▶ _Task_:
Don't include pictures. Quote the lines below from the first through the line that contains "ax.xaxis.set_major_formatter(FormatStrFormatter('%.1f'))".

▶ _Material for this task_:
┄┄┄┄┄┄┄┄┄┄┄┄┄┄┄┄┄┄┄┄

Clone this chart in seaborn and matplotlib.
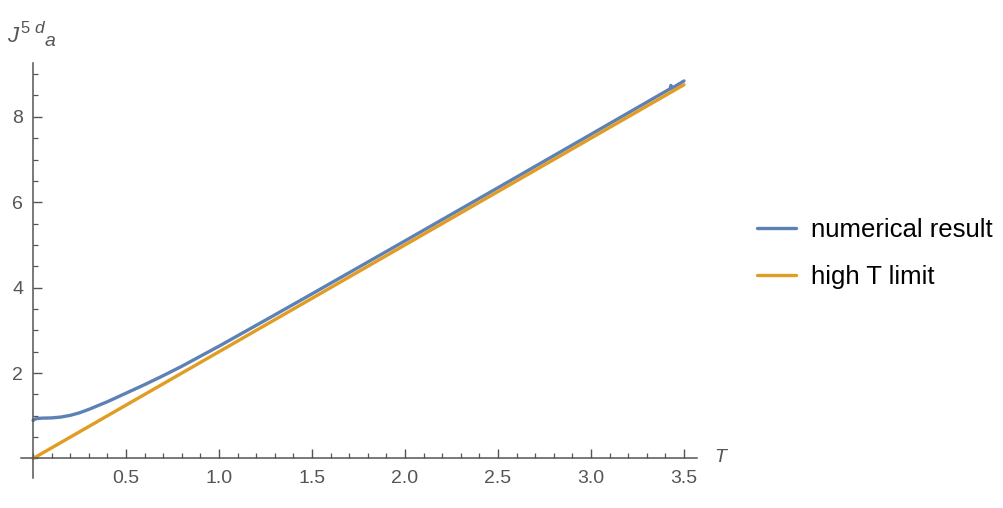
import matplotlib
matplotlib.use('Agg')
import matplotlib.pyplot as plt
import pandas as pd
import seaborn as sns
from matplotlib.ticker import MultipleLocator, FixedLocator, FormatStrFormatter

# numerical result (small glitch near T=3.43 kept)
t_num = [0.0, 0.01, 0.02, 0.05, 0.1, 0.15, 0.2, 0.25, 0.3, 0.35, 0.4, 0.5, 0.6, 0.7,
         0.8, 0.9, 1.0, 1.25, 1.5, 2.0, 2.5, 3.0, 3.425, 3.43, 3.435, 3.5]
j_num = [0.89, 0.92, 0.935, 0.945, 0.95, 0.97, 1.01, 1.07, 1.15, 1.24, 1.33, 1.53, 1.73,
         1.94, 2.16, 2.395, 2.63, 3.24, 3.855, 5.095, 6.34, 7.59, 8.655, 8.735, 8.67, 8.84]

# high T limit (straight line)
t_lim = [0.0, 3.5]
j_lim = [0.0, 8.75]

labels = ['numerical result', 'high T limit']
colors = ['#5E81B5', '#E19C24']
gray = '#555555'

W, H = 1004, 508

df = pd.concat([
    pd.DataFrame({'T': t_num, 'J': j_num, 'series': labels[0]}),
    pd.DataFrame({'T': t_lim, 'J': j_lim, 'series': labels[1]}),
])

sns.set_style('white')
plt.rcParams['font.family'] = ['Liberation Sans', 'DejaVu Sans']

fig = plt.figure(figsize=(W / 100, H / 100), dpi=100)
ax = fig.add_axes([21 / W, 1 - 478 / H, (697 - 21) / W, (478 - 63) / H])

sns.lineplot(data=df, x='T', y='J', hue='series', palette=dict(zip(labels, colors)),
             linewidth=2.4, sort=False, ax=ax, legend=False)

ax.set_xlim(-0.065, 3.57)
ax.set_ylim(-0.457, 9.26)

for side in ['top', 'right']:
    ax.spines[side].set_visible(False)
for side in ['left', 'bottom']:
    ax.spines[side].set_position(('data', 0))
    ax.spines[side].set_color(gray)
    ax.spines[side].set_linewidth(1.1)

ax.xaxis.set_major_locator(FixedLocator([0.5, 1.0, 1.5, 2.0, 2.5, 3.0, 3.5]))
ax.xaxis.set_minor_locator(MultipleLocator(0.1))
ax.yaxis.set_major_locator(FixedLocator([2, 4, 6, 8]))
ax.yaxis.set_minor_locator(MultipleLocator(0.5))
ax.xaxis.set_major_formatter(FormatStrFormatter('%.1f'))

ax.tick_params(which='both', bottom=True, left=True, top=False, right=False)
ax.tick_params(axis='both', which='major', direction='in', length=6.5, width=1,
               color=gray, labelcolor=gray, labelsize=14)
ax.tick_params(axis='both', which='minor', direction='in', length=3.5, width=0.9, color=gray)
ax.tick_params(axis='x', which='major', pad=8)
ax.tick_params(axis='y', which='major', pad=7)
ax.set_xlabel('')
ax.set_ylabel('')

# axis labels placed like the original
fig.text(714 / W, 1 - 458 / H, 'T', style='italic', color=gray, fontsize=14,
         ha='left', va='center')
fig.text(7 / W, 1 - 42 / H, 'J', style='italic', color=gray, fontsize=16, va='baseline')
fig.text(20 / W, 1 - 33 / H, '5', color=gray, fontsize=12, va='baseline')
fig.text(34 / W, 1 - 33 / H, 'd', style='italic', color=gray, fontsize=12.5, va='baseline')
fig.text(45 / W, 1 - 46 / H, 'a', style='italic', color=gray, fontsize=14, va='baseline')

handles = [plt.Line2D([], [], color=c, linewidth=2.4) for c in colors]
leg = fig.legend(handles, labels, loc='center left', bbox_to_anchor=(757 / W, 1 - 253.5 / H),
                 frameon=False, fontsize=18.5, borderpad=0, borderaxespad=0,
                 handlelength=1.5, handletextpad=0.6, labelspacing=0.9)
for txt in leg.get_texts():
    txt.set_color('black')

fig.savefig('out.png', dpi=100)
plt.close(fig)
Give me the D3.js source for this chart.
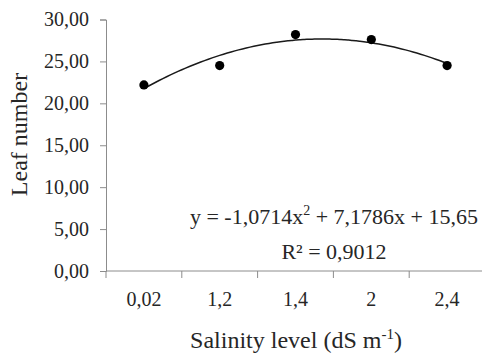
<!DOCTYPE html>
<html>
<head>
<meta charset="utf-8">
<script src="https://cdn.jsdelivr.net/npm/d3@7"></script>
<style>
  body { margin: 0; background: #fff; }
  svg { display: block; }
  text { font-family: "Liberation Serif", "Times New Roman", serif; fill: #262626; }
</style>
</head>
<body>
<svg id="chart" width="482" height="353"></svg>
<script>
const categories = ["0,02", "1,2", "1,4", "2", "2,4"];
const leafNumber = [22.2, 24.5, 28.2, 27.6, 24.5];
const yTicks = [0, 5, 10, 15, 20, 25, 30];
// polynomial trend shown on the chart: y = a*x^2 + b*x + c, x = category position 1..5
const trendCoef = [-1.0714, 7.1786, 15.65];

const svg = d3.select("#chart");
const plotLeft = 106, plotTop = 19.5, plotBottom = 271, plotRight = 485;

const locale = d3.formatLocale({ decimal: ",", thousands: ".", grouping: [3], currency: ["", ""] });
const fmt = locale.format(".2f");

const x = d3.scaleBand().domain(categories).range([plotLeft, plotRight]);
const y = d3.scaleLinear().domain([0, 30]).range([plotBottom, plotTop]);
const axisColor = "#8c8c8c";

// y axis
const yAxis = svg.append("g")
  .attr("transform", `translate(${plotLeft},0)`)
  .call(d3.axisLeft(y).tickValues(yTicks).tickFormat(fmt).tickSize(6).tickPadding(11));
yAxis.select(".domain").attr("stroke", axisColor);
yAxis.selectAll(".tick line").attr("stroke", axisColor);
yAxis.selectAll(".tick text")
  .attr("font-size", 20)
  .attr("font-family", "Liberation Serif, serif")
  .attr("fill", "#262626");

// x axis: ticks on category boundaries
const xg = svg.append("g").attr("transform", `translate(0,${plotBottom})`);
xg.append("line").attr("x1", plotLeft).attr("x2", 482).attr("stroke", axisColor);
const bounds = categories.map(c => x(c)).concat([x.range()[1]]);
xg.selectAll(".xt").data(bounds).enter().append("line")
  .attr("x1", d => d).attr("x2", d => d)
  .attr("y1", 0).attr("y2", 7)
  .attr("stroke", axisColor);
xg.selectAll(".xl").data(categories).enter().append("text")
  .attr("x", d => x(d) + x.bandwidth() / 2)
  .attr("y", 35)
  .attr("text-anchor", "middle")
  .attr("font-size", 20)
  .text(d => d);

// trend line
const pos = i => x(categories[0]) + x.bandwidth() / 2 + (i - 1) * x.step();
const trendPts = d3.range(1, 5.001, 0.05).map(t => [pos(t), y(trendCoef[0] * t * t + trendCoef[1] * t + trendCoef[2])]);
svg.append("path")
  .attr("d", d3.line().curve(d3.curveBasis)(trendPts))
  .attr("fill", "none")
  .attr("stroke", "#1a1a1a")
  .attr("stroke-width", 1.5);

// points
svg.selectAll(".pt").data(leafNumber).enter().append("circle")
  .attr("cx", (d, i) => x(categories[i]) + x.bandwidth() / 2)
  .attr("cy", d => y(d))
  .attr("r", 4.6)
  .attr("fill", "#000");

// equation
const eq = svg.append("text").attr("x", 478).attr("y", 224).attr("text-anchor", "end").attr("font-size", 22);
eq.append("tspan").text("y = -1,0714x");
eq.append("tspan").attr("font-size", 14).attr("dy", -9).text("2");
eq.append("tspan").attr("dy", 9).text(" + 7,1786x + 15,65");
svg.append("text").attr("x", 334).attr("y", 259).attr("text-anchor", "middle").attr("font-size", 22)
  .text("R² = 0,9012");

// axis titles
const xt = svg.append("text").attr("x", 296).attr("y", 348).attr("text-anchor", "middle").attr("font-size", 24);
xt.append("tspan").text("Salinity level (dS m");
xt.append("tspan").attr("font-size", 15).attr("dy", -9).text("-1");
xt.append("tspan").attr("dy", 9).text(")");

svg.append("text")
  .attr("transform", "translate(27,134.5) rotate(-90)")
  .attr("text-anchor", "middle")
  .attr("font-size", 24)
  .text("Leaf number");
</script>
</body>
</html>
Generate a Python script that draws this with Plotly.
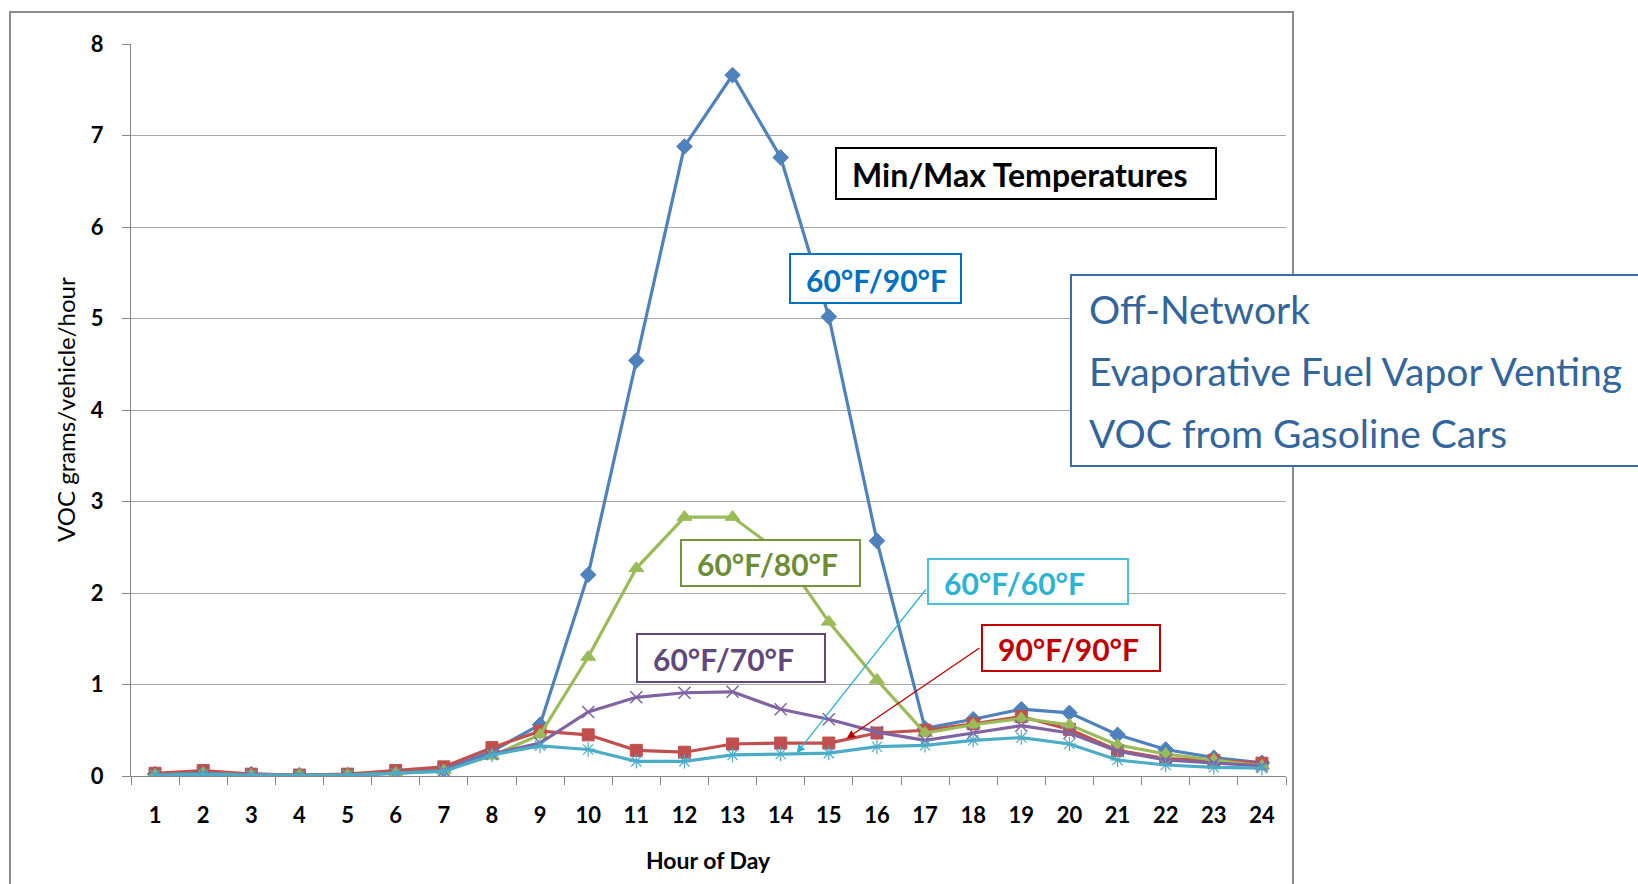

┄┄┄┄┄┄┄┄┄┄┄┄┄┄┄┄┄┄┄┄

▶ _Right answer_:
Clone this chart in seaborn and matplotlib.
import matplotlib
matplotlib.use('Agg')
import matplotlib.pyplot as plt
import pandas as pd
import seaborn as sns
from matplotlib.ticker import MultipleLocator, FixedLocator, FormatStrFormatter

# numerical result (small glitch near T=3.43 kept)
t_num = [0.0, 0.01, 0.02, 0.05, 0.1, 0.15, 0.2, 0.25, 0.3, 0.35, 0.4, 0.5, 0.6, 0.7,
         0.8, 0.9, 1.0, 1.25, 1.5, 2.0, 2.5, 3.0, 3.425, 3.43, 3.435, 3.5]
j_num = [0.89, 0.92, 0.935, 0.945, 0.95, 0.97, 1.01, 1.07, 1.15, 1.24, 1.33, 1.53, 1.73,
         1.94, 2.16, 2.395, 2.63, 3.24, 3.855, 5.095, 6.34, 7.59, 8.655, 8.735, 8.67, 8.84]

# high T limit (straight line)
t_lim = [0.0, 3.5]
j_lim = [0.0, 8.75]

labels = ['numerical result', 'high T limit']
colors = ['#5E81B5', '#E19C24']
gray = '#555555'

W, H = 1004, 508

df = pd.concat([
    pd.DataFrame({'T': t_num, 'J': j_num, 'series': labels[0]}),
    pd.DataFrame({'T': t_lim, 'J': j_lim, 'series': labels[1]}),
])

sns.set_style('white')
plt.rcParams['font.family'] = ['Liberation Sans', 'DejaVu Sans']

fig = plt.figure(figsize=(W / 100, H / 100), dpi=100)
ax = fig.add_axes([21 / W, 1 - 478 / H, (697 - 21) / W, (478 - 63) / H])

sns.lineplot(data=df, x='T', y='J', hue='series', palette=dict(zip(labels, colors)),
             linewidth=2.4, sort=False, ax=ax, legend=False)

ax.set_xlim(-0.065, 3.57)
ax.set_ylim(-0.457, 9.26)

for side in ['top', 'right']:
    ax.spines[side].set_visible(False)
for side in ['left', 'bottom']:
    ax.spines[side].set_position(('data', 0))
    ax.spines[side].set_color(gray)
    ax.spines[side].set_linewidth(1.1)

ax.xaxis.set_major_locator(FixedLocator([0.5, 1.0, 1.5, 2.0, 2.5, 3.0, 3.5]))
ax.xaxis.set_minor_locator(MultipleLocator(0.1))
ax.yaxis.set_major_locator(FixedLocator([2, 4, 6, 8]))
ax.yaxis.set_minor_locator(MultipleLocator(0.5))
ax.xaxis.set_major_formatter(FormatStrFormatter('%.1f'))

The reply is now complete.